I have met many fascinating people during this year, probably because I have traveled a lot and because I have discovered the Jewish world. I’ll take the stories of their lives through every place I walk, I’ll look at them every time I see myself in the mirror and I’ll take them to everyone I meet in the future. The meaning of their words have changed, is going to change while I live. Words are especially dangerous things.
 
I have a passion inside of me that I barely have words to describe. It’s strong, it wants to speak but it has chains around its pulse and I’m sure that I can let it all out. Sometimes that passion frees itself and I become something so different from what I think I am. The passion makes me a honest person. Is that good or bad? I’ll let you decide on that matter.

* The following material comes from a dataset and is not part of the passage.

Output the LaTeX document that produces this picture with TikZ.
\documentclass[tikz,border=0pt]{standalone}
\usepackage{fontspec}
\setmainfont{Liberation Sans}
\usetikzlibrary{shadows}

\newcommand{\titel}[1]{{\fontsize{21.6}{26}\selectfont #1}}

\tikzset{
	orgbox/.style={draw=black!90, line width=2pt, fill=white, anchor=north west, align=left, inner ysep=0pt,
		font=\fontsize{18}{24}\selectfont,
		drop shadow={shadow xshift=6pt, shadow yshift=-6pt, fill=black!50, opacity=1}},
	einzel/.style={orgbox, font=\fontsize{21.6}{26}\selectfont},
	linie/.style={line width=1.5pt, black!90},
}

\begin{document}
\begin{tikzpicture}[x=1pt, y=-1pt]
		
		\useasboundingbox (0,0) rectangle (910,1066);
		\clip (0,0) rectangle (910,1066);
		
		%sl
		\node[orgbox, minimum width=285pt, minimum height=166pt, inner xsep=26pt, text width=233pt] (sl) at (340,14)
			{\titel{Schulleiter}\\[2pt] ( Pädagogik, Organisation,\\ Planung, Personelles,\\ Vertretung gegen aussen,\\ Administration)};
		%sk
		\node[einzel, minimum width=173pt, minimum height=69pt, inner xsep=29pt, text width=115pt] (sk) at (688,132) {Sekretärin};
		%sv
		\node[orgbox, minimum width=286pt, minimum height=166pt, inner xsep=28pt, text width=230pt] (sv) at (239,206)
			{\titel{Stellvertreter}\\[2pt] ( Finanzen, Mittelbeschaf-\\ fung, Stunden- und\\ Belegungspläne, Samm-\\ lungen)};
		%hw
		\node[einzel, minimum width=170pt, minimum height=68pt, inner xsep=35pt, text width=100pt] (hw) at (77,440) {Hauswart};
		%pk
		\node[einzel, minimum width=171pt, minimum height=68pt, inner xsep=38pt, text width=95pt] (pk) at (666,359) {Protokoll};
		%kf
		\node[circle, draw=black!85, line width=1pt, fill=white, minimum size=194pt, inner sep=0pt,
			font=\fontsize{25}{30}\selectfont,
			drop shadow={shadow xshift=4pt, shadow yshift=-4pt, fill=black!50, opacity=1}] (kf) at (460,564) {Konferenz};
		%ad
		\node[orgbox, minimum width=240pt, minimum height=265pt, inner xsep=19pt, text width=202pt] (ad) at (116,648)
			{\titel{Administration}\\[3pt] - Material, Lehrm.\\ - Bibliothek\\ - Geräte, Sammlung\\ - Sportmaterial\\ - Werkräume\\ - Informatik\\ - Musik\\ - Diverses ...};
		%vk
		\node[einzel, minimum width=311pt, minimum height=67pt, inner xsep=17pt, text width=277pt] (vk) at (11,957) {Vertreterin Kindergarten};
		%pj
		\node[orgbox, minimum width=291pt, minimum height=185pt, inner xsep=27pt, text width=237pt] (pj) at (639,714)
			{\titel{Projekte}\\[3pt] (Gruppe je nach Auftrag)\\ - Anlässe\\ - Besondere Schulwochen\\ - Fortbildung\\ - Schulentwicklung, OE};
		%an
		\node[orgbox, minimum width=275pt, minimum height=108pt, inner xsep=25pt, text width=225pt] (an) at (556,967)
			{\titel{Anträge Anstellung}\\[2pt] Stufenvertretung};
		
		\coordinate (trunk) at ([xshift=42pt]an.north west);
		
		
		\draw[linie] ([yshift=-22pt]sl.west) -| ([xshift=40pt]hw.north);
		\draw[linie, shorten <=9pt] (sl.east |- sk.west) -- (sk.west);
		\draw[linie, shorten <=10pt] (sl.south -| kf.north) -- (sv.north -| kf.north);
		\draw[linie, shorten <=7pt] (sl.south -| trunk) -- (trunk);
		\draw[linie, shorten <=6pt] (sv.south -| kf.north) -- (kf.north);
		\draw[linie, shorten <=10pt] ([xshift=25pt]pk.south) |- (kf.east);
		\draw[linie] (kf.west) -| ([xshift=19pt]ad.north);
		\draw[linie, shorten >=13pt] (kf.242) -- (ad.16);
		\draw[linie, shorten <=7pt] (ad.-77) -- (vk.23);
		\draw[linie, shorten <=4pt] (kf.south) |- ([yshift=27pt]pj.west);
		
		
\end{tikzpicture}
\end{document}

I want to write about the world in front of my eyes and about passion. That kind of passion that changes your life and make you something else. Passion reveals your inner self, a small part of you gets out there, naked, immodest.
 
One way to reveal my inner self, with absolute lack of modesty, is writing. I write because I need to put my thoughts outside, not because I think they are more important than yours, but because it allows me to live better, I breath, when I can read them, understand them and how they influence me. I write to be able to speak things that I want to say, but I just can't imagine others saying. I write to be someone that I don’t have the courage to be, a Passionate Weirdo. One of my passions is Judaism. The Jewish world, how and where I fit in this world, if I’ll ever be capable to be fully Jewish… Those are the questions and thoughts that are in my mind, so I write about them.